Vivíamos a pelotazos y soñábamos con la pelota. Transitamos por la infancia con una pelota en los pies y lo que era más grave aún, con una pelota metida en la cabeza, una pelota que no nos dejaba concentrarnos a la hora de hacer la tarea ni prestarle atención al maestro cuando nos explicaba los problemas de matemáticas.

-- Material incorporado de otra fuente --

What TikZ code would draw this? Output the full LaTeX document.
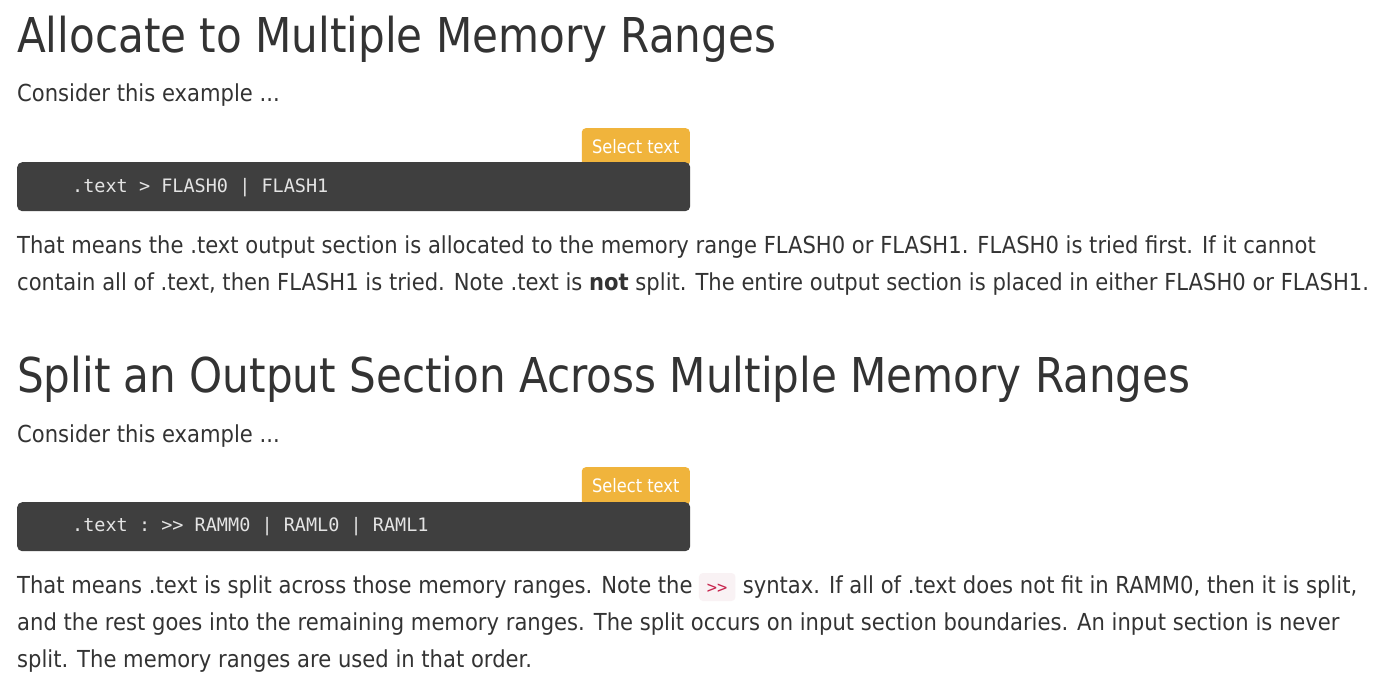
\documentclass[tikz,border=0pt]{standalone}
\usepackage{fontspec}
\setmainfont{DejaVu Sans}[FakeStretch=0.877]
\newfontfamily\bodyfont{DejaVu Sans}[FakeStretch=0.902]
\setmonofont{DejaVu Sans Mono}
\usetikzlibrary{positioning}
\definecolor{bodytext}{HTML}{333333}
\definecolor{codebg}{HTML}{3F3F3F}
\definecolor{codefg}{HTML}{E4E4E4}
\definecolor{btnbg}{HTML}{F0B43C}
\definecolor{inlinebg}{HTML}{F9F2F4}
\definecolor{inlinefg}{HTML}{C7254E}
\protected\def\codesp{\fontdimen2\font=11.14pt\relax}

\begin{document}
\begin{tikzpicture}[x=1pt,y=-1pt]
	\tikzset{heading/.style={anchor=base west,inner sep=0pt,text=bodytext,font=\fontsize{48}{58}\selectfont}}
	\tikzset{para/.style={anchor=base west,inner sep=0pt,text=bodytext,font=\bodyfont\fontsize{23.4}{37}\selectfont}}
	\tikzset{codebox/.style={anchor=north west,fill=codebg,rounded corners=5pt,minimum width=673pt,minimum height=49pt,inner sep=0pt}}
	\tikzset{codetext/.style={anchor=base west,inner sep=0pt,text=codefg,font=\ttfamily\fontsize{18.5}{22}\selectfont\codesp}}
	\tikzset{selbtn/.style={anchor=north east,fill=btnbg,rounded corners=4pt,text=white,font=\fontsize{18.5}{22}\selectfont,minimum width=108pt,minimum height=38pt,inner sep=0pt,text height=12pt,text depth=0pt}}
	\tikzset{inlinecode/.style={fill=inlinebg,rounded corners=4pt,text=inlinefg,font=\ttfamily\fontsize{17}{20}\selectfont,inner xsep=8pt,inner ysep=6pt,text height=14pt,text depth=2pt}}
	\useasboundingbox[fill=white] (0,0) rectangle (1381,682);
	% first section
	\node[heading] (head1) at (17,53) {Allocate to Multiple Memory Ranges};
	\node[para] (cons1) at (17,102) {Consider this example ...};
	\node[selbtn] (btn1) at (690,128) {Select text};
	\node[codebox] (code1) at (17,162) {};
	\node[codetext] (code1txt) at ([xshift=55pt,yshift=-30pt]code1.north west) {.text > FLASH0 | FLASH1};
	\node[para] (p1a) at (17,253) {That means the .text output section is allocated to the memory range FLASH0 or FLASH1. FLASH0 is tried first. If it cannot};
	\node[para] (p1b) at (17,290) {contain all of .text, then FLASH1 is tried. Note .text is \textbf{not} split. The entire output section is placed in either FLASH0 or FLASH1.};
	% second section
	\node[heading] (head2) at (17,392) {Split an Output Section Across Multiple Memory Ranges};
	\node[para] (cons2) at (17,442) {Consider this example ...};
	\node[selbtn] (btn2) at (690,467) {Select text};
	\node[codebox] (code2) at (17,502) {};
	\node[codetext] (code2txt) at ([xshift=55pt,yshift=-29pt]code2.north west) {.text : >{}> RAMM0 | RAML0 | RAML1};
	\node[para] (p2a) at (17,593) {That means .text is split across those memory ranges. Note the};
	\node[inlinecode,right=6pt of p2a.base east,anchor=base west] (p2code) {>{}>};
	\node[para,right=7pt of p2code.base east,anchor=base west] (p2b) {syntax. If all of .text does not fit in RAMM0, then it is split,};
	\node[para] (p2c) at (17,630) {and the rest goes into the remaining memory ranges. The split occurs on input section boundaries. An input section is never};
	\node[para] (p2d) at (17,667) {split. The memory ranges are used in that order.};
\end{tikzpicture}
\end{document}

Nada nos importaba más que aquella pelota que como una amiga fiel nos esperaba debajo de la cama a que saliéramos del colegio, aquella pelota vieja, tan repudiada por las madres de entonces que veían en ella al mismo demonio. “Este niño no piensa nada más que en la pelota, como si la pelota le fuera a dar de comer”, decían, sin darse cuenta de que una pelota, para los niños de antes, alimentaba tanto como el bocadillo de sobrasada que nos daban en la merienda, que siempre terminaba olvidado en un tranco mientras jugábamos a la pelota. La pelota fue el juguete original, la manzana del paraíso, el fruto prohibido que nos poseyó para siempre.
En mi clase había un mural colgado en la pared que representaba a Adán y Eva, en el que aparecían la serpiente y la manzana del pecado. En aquella fruta de formas redondas yo veía una pelota, lo mismo que cuando el maestro me sacaba a la palestra para que señalara con el dedo donde estaba el mar Mediterráneo en el globo terráqueo. En aquella esfera llena de colores y lugares remotos, yo solo veía una inmensa pelota malograda.
De cualquier cosa hacíamos una pelota. Salíamos al recreo y con el humilde papel de estraza en el que llevábamos envuelto el bocadillo fabricábamos una pelota. A veces bastaba una piedra para organizar un partido o una simple chapa de una botella de cerveza. Jugábamos a la pelota en cualquier sitio y con cualquier cosa. Si nos compraban un globo para que miráramos al cielo, acabábamos dándole patadas como si fuera una pelota. Había quien jugaba a darle patadillas al borrador de la pizarra o al chusco de pan de la merienda que se nos había hecho viejo mientras jugábamos.
Vivíamos a pelotazos y para muchos de nosotros no había ningún invento ni juguete que se pudiera comparar con una pelota. Cuando llegaba el día de Reyes cambiábamos de pareja y caíamos en los brazos de los juegos que nos acababan de regalar, pero era una pasión temporal, y más temprano que tarde terminábamos volviendo otra vez al cariño auténtico y cotidiano de nuestra pelota.
Casi todos los niños soñábamos con tener un día uno de aquellos balones de reglamento que eran parecidos a los del fútbol profesional, pero como nos habíamos educado en la austeridad, nos conformábamos con la vieja pelota de goma que de tantas batallas terminaba tan apepinada como un balón de rugby.
Escribimos la historia de nuestra infancia sobre aquella pelota que tantos quebraderos de cabeza nos daba en nuestras casas y tantos disgustos les generaba a la vecindad. No dejábamos una fachada sana ni un transeúnte sin su pelotazo, provocando a veces el enfado de aquel vecino tan respetable que sin perder la compostura se volvía para decirte: “Nene, porque no te metes la pelotica en el culo”.
Adorábamos la pelota. No había una forma más simple de felicidad que darle una pelota a un niño y soltarlo en medio de la calle. Idolatrábamos la pelota y nos acompañaba como si formara parte de nuestro cuerpo. Por eso no había una desdicha mayor para un niño que perder la pelota, que se te embarcara en un terrao o que te la quitaran los temidos municipales. Pasaban con la moto y se tiraban como leones sobre la indefensa pelota, llevándose el botín a las mazmorras del Ayuntamiento. Cuando nos quitaban la pelota nos invadía una sensación de vacío y de orfandad, como si nos hubieran abierto por dentro para quitarnos un órgano.
Cuando el guardia te quitaba la pelota sufríamos una doble condena: el quedarnos sin ella y la reprimenda que recibíamos después en nuestra casa, cuando tu madre colocaba los brazos en jarras y te soltaba la pregunta fatídica: ¿Es que tú no tienes otro oficio que jugar al fútbol?, y terminaba diciendo: “Aquí no entra más una pelota”.